Mumbai Indians become the first WPL champions thanks to Sciver-Brunt and Wong
Mumbai Indians 134 for 3 (Sciver-Brunt 60*, Harmanpreet 37) beat Delhi Capitals 131 for 9 (Lanning 35, Pandey 27*, Radha 27*, Matthews 3-5, Wong 3-42) by seven wickets
Mumbai Indians are the inaugural WPL champions.
Harmanpreet Kaur’s team had upstaged Meg Lanning’s, finally. What looked like a one-sided fare turned out to be quite the nail-biter, as the grand final ended in a last-over finish few would’ve thought was possible at one stage.
Amelia Kerr managed to pick off two more fours to take them to the doorstep. Sciver-Brunt then fittingly finished the game off when she paddled Alice Capsey past short fine.

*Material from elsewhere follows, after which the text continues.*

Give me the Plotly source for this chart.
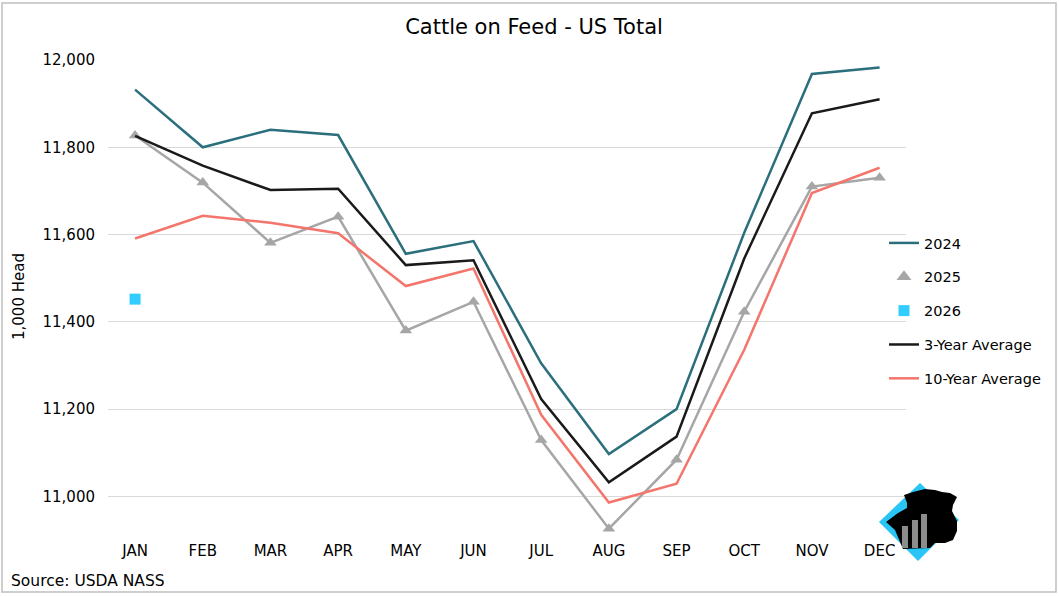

She remained unbeaten on 60 as Mumbai bossed their way to the inaugural WPL title.
Wong’s three wickets off full tosses
Shafali Verma, Alice Capsey, Jemimah Rodrigues.
Shafali’s wicket, in particular, brought with it plenty of drama with the umpires checking for a no-ball. It was a tight call as the batter spooned a full toss that was close to waist high for a catch at backward point. Multiple replays later, Shafali was ruled out prompting an animated exchange between Lanning and the officials.
Two balls later, Capsey bunted a full toss to short cover for a two-ball duck to end an impressive sequence of scores – 34, 38*, 22 and 38 – since her promotion to No. 3.
In Wong’s next over, Rodrigues, who began with two scintillating cover drives, was out slicing a juicy full toss to backward point.
The Lanning run out twist
Lanning continued to counter-punch, quickly putting on 38 with Marizanne Kapp before Capitals lost both of them in the space of eight deliveries.
Kapp was caught behind off a sharp Kerr legbreak and Lanning was sold a dummy by her Australian team-mate Jonassen; the two batters failing to communicate properly as they tried to nick a sharp single to short cover. This marked the start of a sensational collapse as Capitals went from 73 for 3 to 79 for 9.
Pandey and Yadav’s last stand
Batting for only the second time in the competition, Pandey decided she wasn’t going to throw in the towel. In Yadav, she found an ally as the two put on an unreal 52 off 24 balls for the last wicket.
Pandey triggered the change of fortunes in the penultimate over when she walloped Wong inside-out for six over cover and followed that with a superb pull to the square leg fence.
Yadav then ensured a proper pendulum swing by muscling Sciver-Brunt for two big sixes to end the innings. Pandey finished 27 not out off 17 balls while Yadav had ransacked 27 off 12.
The Capitals suddenly had hope.
Mumbai rocked early
Wickets off full tosses continued to make an appearance when Yastika Bhatia heaved Yadav to deep midwicket to give Capitals an early strike. Between overs 2.3 and 7.2, Capitals kept the pressure up, not allowing Mumbai to score a single boundary. The big bonus in between was the wicket of Matthews, who was caught brilliantly by Arundhati Reddy at short midwicket off Jonassen to leave Mumbai at 23 for 2.
Harmanpreet and Sciver-Brunt allay nerves
Capitals were sharpening their axe. Lanning’s tactful field placement had choked the run-flow. Harmanpreet was struggling on 2 off 9. Sciver-Brunt was on 7 off 18.
The England allrounder broke the deadlock with a neat inside-out lift over extra cover in the eighth over and from thereon, Mumbai found boundaries with regularity.
As she found her touch, Harmanpreet brought out her powerful sweeps and pulls to make up for her slow start. Sciver-Brunt was more calculative and artisan-like, using the pace of the ball to score on both sides of the wicket in the V right behind her.
Without playing a shot in anger, the pair raised a 72-run stand to put Mumbai on the road to victory. Then came another twist. Harmanpreet’s run-out with 37 needed off 23.
But Kerr proved why she’s a top-class allrounder. She hit Jonassen for two boundaries in a 19th over that went for 16 runs. At that point, you knew the pendulum had truly swung Mumbai’s way.